Woke up in: Munich
Worked in: Hamburg
Fell asleep: On a train bound for Nuremberg
Postcard: Adrian Romo considers himself a reasonable person, so he understands that while Mexico may be the seeded team in Group D, it might not be the favorite.
"It's a pretty tough group," said the Leon, Mexico native. "We don't know much about Iran and Angola, although I like to play against Portugual because they're a similar team, physically, to Mexico."
That means small, although Mexico -- like Portugal -- are technically superior than most teams they face.
Which is why it's unusual that it, in Ricardo La Volpe, has a coach that tells the Mexican people that how much skill they lack.

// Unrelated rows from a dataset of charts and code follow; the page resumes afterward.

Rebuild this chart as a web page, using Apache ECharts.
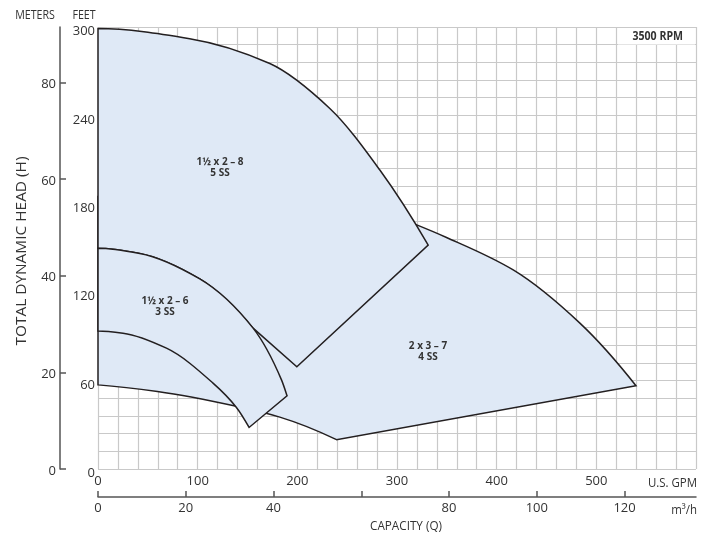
<!DOCTYPE html>
<html>
<head>
<meta charset="utf-8">
<script src="https://cdn.jsdelivr.net/npm/echarts@6/dist/echarts.min.js"></script>
<style>html,body{margin:0;padding:0;background:#fff}#c{width:714px;height:537px}</style>
</head>
<body>
<div id="c"></div>
<script>
// ---- axis ticks ----
const gpmTicks = [0, 100, 200, 300, 400, 500];
const m3hTicks = [0, 20, 40, 60, 80, 100, 120];
const m3hLabels = [0, 20, 40, 80, 100, 120];
const feetTicks = [0, 60, 120, 180, 240, 300];
const meterTicks = [0, 20, 40, 60, 80];

// ---- regions, points in (U.S. GPM, feet) ----
// 2 x 3 - 7, 4 SS
const c_bottom = [[0, 57.1], [59.6, 52.6], [139.9, 42.4], [182.4, 35.2], [239.3, 19.9]];
const c_right = [[539.8, 56.5]];
const c_top = [[539.8, 56.5], [483.5, 99.0], [416.6, 135.1], [349.7, 157.1], [318.5, 166.0]];
const c_hidden = [[250, 180], [0, 185]];

// 1 1/2 x 2 - 8, 5 SS
const a_top = [[0, 298.9], [92.0, 292.1], [172.4, 275.2], [232.6, 244.7], [282.8, 202.9], [331.3, 152.0]];
const a_lower = [[199.5, 69.4], [155.6, 95.6]];
const a_back = [[155.6, 95.6], [102.1, 129.0], [41.9, 146.3], [0, 149.8]];

// 1 1/2 x 2 - 6, 3 SS
const b_outer = [[0, 149.8], [41.9, 146.3], [102.1, 129.0], [155.6, 95.6], [184.1, 60.5], [189.7, 49.7]];
const b_bottom = [[151.6, 28.2]];
const b_inner = [[151.6, 28.2], [138.9, 41.8], [115.4, 58.3], [68.7, 82.0], [25.1, 92.2], [0, 93.7]];

const regionC = [{t: 'curve', p: c_bottom}, {t: 'line', p: c_right}, {t: 'curve', p: c_top}, {t: 'line', p: c_hidden}];
const regionA = [{t: 'curve', p: a_top}, {t: 'line', p: a_lower}, {t: 'curve', p: a_back}];
const regionB = [{t: 'curve', p: b_outer}, {t: 'line', p: b_bottom}, {t: 'curve', p: b_inner}];

const FILL = '#dfe9f6';
const STROKE = '#231f20';
const FONT = "'Open Sans', sans-serif";
const TXT = '#333';

// monotone cubic (in x) bezier path through pixel points
function monotoneBezier(px) {
  const n = px.length;
  if (n < 2) return '';
  const h = [], d = [];
  for (let k = 0; k < n - 1; k++) {
    h.push(px[k + 1][0] - px[k][0]);
    d.push((px[k + 1][1] - px[k][1]) / h[k]);
  }
  const m = new Array(n);
  if (n === 2) { m[0] = m[1] = d[0]; }
  else {
    for (let k = 1; k < n - 1; k++) {
      if (d[k - 1] * d[k] <= 0) m[k] = 0;
      else {
        const w1 = 2 * h[k] + h[k - 1], w2 = h[k] + 2 * h[k - 1];
        m[k] = (w1 + w2) / (w1 / d[k - 1] + w2 / d[k]);
      }
    }
    let m0 = ((2 * h[0] + h[1]) * d[0] - h[0] * d[1]) / (h[0] + h[1]);
    if (m0 * d[0] <= 0) m0 = 0; else if (d[0] * d[1] <= 0 && Math.abs(m0) > Math.abs(3 * d[0])) m0 = 3 * d[0];
    m[0] = m0;
    const a = n - 2, b = n - 3;
    let mn = ((2 * h[a] + h[b]) * d[a] - h[a] * d[b]) / (h[a] + h[b]);
    if (mn * d[a] <= 0) mn = 0; else if (d[a] * d[b] <= 0 && Math.abs(mn) > Math.abs(3 * d[a])) mn = 3 * d[a];
    m[n - 1] = mn;
  }
  let s = '';
  for (let k = 0; k < n - 1; k++) {
    const c1x = px[k][0] + h[k] / 3, c1y = px[k][1] + m[k] * h[k] / 3;
    const c2x = px[k + 1][0] - h[k] / 3, c2y = px[k + 1][1] - m[k + 1] * h[k] / 3;
    s += ' C' + c1x + ' ' + c1y + ' ' + c2x + ' ' + c2y + ' ' + px[k + 1][0] + ' ' + px[k + 1][1];
  }
  return s;
}

function buildPath(segs, api) {
  let d = '';
  let started = false;
  segs.forEach(function (s) {
    const px = s.p.map(function (v) { return api.coord(v); });
    if (!started) { d += 'M' + px[0][0] + ' ' + px[0][1]; started = true; }
    if (s.t === 'line') {
      px.forEach(function (q) { d += ' L' + q[0] + ' ' + q[1]; });
    } else {
      d += ' L' + px[0][0] + ' ' + px[0][1];
      d += monotoneBezier(px);
    }
  });
  return d + ' Z';
}

function regionSeries(name, segs) {
  return {
    type: 'custom', name: name, coordinateSystem: 'cartesian2d', xAxisIndex: 0, yAxisIndex: 0,
    data: [[0, 0]], silent: true, clip: false,
    renderItem: function (params, api) {
      return {
        type: 'path',
        shape: {pathData: buildPath(segs, api)},
        style: {fill: FILL, stroke: STROKE, lineWidth: 1.5, lineJoin: 'miter'}
      };
    }
  };
}

const gridLine = {show: true, lineStyle: {color: '#c9c9c9', width: 1.2}};
const labelStyle = {color: TXT, fontSize: 13, fontFamily: FONT};
const axisDark = {color: '#555', width: 1.5};

function txt(x, y, text, opts) {
  return Object.assign({type: 'text', z: 60, x: x, y: y, style: Object.assign({text: text, fill: TXT, fontSize: 13, fontFamily: FONT, align: 'center', verticalAlign: 'middle'}, opts.style || {})}, opts.el || {});
}

const chart = echarts.init(document.getElementById('c'), null, {renderer: 'canvas'});
chart.setOption({
  animation: false,
  backgroundColor: '#fff',
  grid: {left: 98, top: 27, right: 18, bottom: 68, containLabel: false},
  xAxis: [
    {
      type: 'value', min: 0, max: 600, interval: 100, position: 'bottom',
      axisLine: {show: false, onZero: false}, axisTick: {show: false},
      axisLabel: Object.assign({margin: 6, customValues: gpmTicks}, labelStyle),
      splitLine: gridLine, minorTick: {show: false, splitNumber: 5}, minorSplitLine: gridLine
    },
    {
      type: 'value', min: 0, max: 600 / 4.40287, interval: 20, position: 'bottom', offset: 28,
      axisLine: {show: true, onZero: false, lineStyle: axisDark},
      axisTick: {show: true, inside: true, length: 6, customValues: m3hTicks, lineStyle: axisDark},
      axisLabel: Object.assign({margin: 5, customValues: m3hLabels}, labelStyle),
      splitLine: {show: false}
    }
  ],
  yAxis: [
    {
      type: 'value', min: 0, max: 300, interval: 60, position: 'left',
      axisLine: {show: false, onZero: false}, axisTick: {show: false},
      axisLabel: Object.assign({margin: 3, verticalAlign: 'top', lineHeight: 9, customValues: feetTicks}, labelStyle),
      splitLine: gridLine, minorTick: {show: false, splitNumber: 5}, minorSplitLine: gridLine
    },
    {
      type: 'value', min: 0, max: 300 * 0.3048, interval: 20, position: 'left', offset: 38,
      axisLine: {show: true, onZero: false, lineStyle: axisDark},
      axisTick: {show: true, inside: true, length: 6, customValues: meterTicks, lineStyle: axisDark},
      axisLabel: Object.assign({margin: 4, verticalAlign: 'top', lineHeight: 4, customValues: meterTicks}, labelStyle),
      splitLine: {show: false}
    }
  ],
  series: [
    regionSeries('2 x 3 – 7', regionC),
    regionSeries('1½ x 2 – 8', regionA),
    regionSeries('1½ x 2 – 6', regionB)
  ],
  graphic: [
    {type: 'rect', z: 50, shape: {x: 618, y: 28, width: 77, height: 16.5}, style: {fill: '#fff'}},
    txt(35, 15, 'METERS', {el: {scaleX: 0.82}}),
    txt(84, 15, 'FEET', {el: {scaleX: 0.82}}),
    txt(22, 251, 'TOTAL DYNAMIC HEAD (H)', {style: {fontSize: 14}, el: {rotation: Math.PI / 2, scaleX: 1.1}}),
    txt(697, 483, 'U.S. GPM', {style: {align: 'right'}, el: {scaleX: 0.88}}),
    txt(697, 510, 'm³/h', {style: {align: 'right'}, el: {scaleX: 0.88}}),
    txt(406, 526, 'CAPACITY (Q)', {el: {scaleX: 0.9}}),
    txt(683, 37, '3500 RPM', {style: {align: 'right', fontSize: 11.5, fontWeight: 'bold'}, el: {scaleX: 0.92}}),
    txt(220, 168, '1½ x 2 – 8\n5 SS', {style: {fontSize: 10, lineHeight: 11, fontWeight: 'bold'}}),
    txt(165, 307, '1½ x 2 – 6\n3 SS', {style: {fontSize: 10, lineHeight: 11, fontWeight: 'bold'}}),
    txt(428, 352, '2 x 3 – 7\n4 SS', {style: {fontSize: 10, lineHeight: 11, fontWeight: 'bold'}})
  ]
});
</script>
</body>
</html>
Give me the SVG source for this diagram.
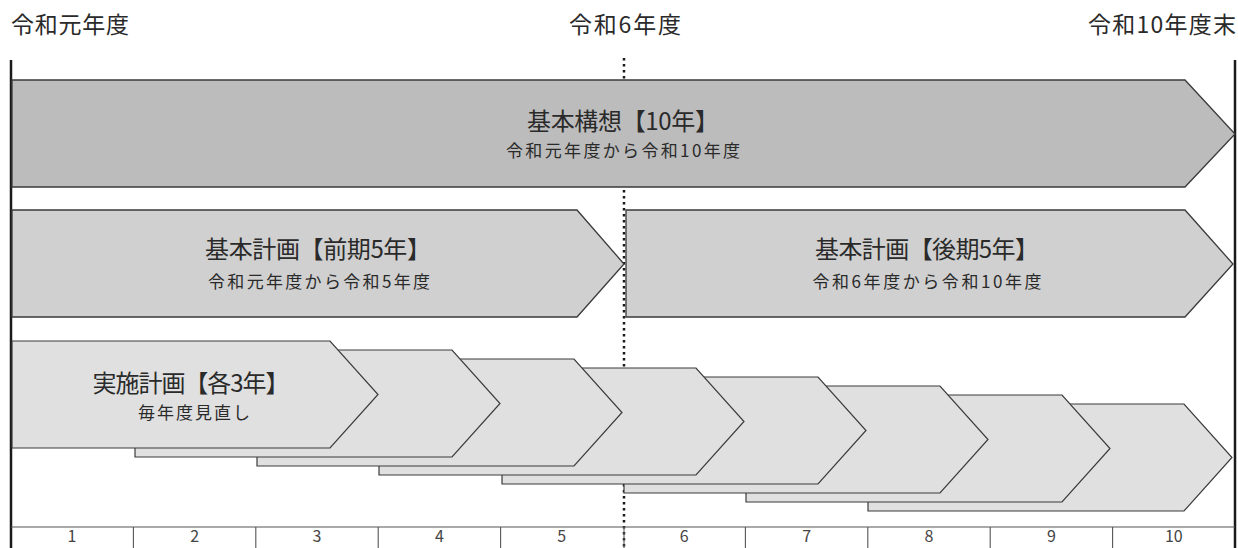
<svg xmlns="http://www.w3.org/2000/svg" width="1238" height="548" viewBox="0 0 1238 548">
<style>
text{font-family:"Noto Sans CJK JP","Noto Sans",sans-serif;fill:#2a2a2a}
.hdr{font-size:23px}
.ttl{font-size:24px;text-anchor:middle}
.sub{font-size:17px;text-anchor:middle}
.num{font-size:16px;text-anchor:middle;fill:#444}
.a1{fill:#bcbcbc;stroke:#3a3a3a;stroke-width:1.3}
.a2{fill:#d0d0d0;stroke:#3a3a3a;stroke-width:1.3}
.a3{fill:#e0e0e0;stroke:#3a3a3a;stroke-width:1.2}
.edge{stroke:#1a1a1a;stroke-width:2.5}
.tick{stroke:#555;stroke-width:1.1}
.dot{stroke:#1a1a1a;stroke-width:2.5;stroke-dasharray:2.5 3.5}
</style>
<rect width="1238" height="548" fill="#ffffff"/>
<g id="guides">
<line class="dot" x1="624" y1="58" x2="624" y2="548"/>
<line class="edge" x1="11" y1="60" x2="11" y2="548"/>
<line class="edge" x1="1235" y1="60" x2="1235" y2="548"/>
<line class="tick" x1="11" y1="527" x2="1235" y2="527"/>
</g>
<g id="headers">
<text class="hdr" x="11" y="33" textLength="118" lengthAdjust="spacing">令和元年度</text>
<text class="hdr" x="625" y="33" text-anchor="middle" textLength="112" lengthAdjust="spacing">令和6年度</text>
<text class="hdr" x="1236" y="33" text-anchor="end" textLength="148" lengthAdjust="spacing">令和10年度末</text>
</g>
<g id="kihon-koso">
<polygon class="a1" points="12,80 1185,80 1235,134 1185,187 12,187"/>
<text class="ttl" x="623" y="130" textLength="192" lengthAdjust="spacing">基本構想【10年】</text>
<text class="sub" x="623" y="157" textLength="234" lengthAdjust="spacing">令和元年度から令和10年度</text>
</g>
<g id="kihon-keikaku-zenki">
<polygon class="a2" points="12,210 577,210 624,264 577,317 12,317"/>
<text class="ttl" x="318" y="258" textLength="226" lengthAdjust="spacing">基本計画【前期5年】</text>
<text class="sub" x="319" y="288" textLength="222" lengthAdjust="spacing">令和元年度から令和5年度</text>
</g>
<g id="kihon-keikaku-kouki">
<polygon class="a2" points="626,210 1185,210 1233,264 1185,317 626,317"/>
<text class="ttl" x="927" y="258" textLength="224" lengthAdjust="spacing">基本計画【後期5年】</text>
<text class="sub" x="927" y="288" textLength="229" lengthAdjust="spacing">令和6年度から令和10年度</text>
</g>
<g id="jisshi-8"><polygon class="a3" points="868,404 1184,404 1232,457.5 1184,511 868,511"/></g>
<g id="jisshi-7"><polygon class="a3" points="746,395 1062,395 1110,448.5 1062,502 746,502"/></g>
<g id="jisshi-6"><polygon class="a3" points="624,386 940,386 988,439.5 940,493 624,493"/></g>
<g id="jisshi-5"><polygon class="a3" points="502,377 818,377 866,430.5 818,484 502,484"/></g>
<g id="jisshi-4"><polygon class="a3" points="379,368 696,368 744,421.5 696,475 379,475"/></g>
<g id="jisshi-3"><polygon class="a3" points="257,359 574,359 622,412.5 574,466 257,466"/></g>
<g id="jisshi-2"><polygon class="a3" points="135,350 452,350 500,403.5 452,457 135,457"/></g>
<g id="jisshi-1">
<polygon class="a3" points="12,341 330,341 378,394.5 330,448 12,448"/>
<text class="ttl" x="191" y="392" textLength="197" lengthAdjust="spacing">実施計画【各3年】</text>
<text class="sub" x="194" y="419" textLength="112" lengthAdjust="spacing">毎年度見直し</text>
</g>
<g id="scale">
<line class="tick" x1="133.4" y1="527" x2="133.4" y2="548"/>
<line class="tick" x1="255.8" y1="527" x2="255.8" y2="548"/>
<line class="tick" x1="378.2" y1="527" x2="378.2" y2="548"/>
<line class="tick" x1="500.6" y1="527" x2="500.6" y2="548"/>
<line class="tick" x1="624" y1="527" x2="624" y2="548"/>
<line class="tick" x1="745.4" y1="527" x2="745.4" y2="548"/>
<line class="tick" x1="867.8" y1="527" x2="867.8" y2="548"/>
<line class="tick" x1="990.2" y1="527" x2="990.2" y2="548"/>
<line class="tick" x1="1112.6" y1="527" x2="1112.6" y2="548"/>
<text class="num" x="72" y="542">1</text>
<text class="num" x="194.6" y="542">2</text>
<text class="num" x="317" y="542">3</text>
<text class="num" x="439.4" y="542">4</text>
<text class="num" x="561.8" y="542">5</text>
<text class="num" x="684.2" y="542">6</text>
<text class="num" x="806.6" y="542">7</text>
<text class="num" x="929" y="542">8</text>
<text class="num" x="1051.4" y="542">9</text>
<text class="num" x="1173.8" y="542">10</text>
</g>
</svg>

"I personally don't like it," said Romo, who doesn't personally mind the Brazilian and the Argentinean La Volpe has "naturalized" into the team so much as he dislikes its potential for limiting opportunities for Mexican-born players.
Of course, he was a player with dreams once . Didn't make it with a third division team near his hometown. Probably like many of the tens of thousands of Mexicans who are everywhere in Germany this month.
Especially in the southeast, where green, red and white was the third most popular color combination at the World Cup opener Friday.
When Romo looks at this tournament, another combination he sees, interestingly enough, is red, white and blue.
"The U.S. is a tough team," he said. "Nobody may be talking about them right now, but look out."
Romo was in Korea when the two teams met in the tournament's second round four years ago. His memories of that day, from a Mexican perspective, is one of overconfidence.
"It was something very weird in that game," said Romo. "There were a lot of Mexicans talking about the (potential) next game against Germany."
It is a mistake Mexico must not make today against an Iranian team which holds the key to Group D.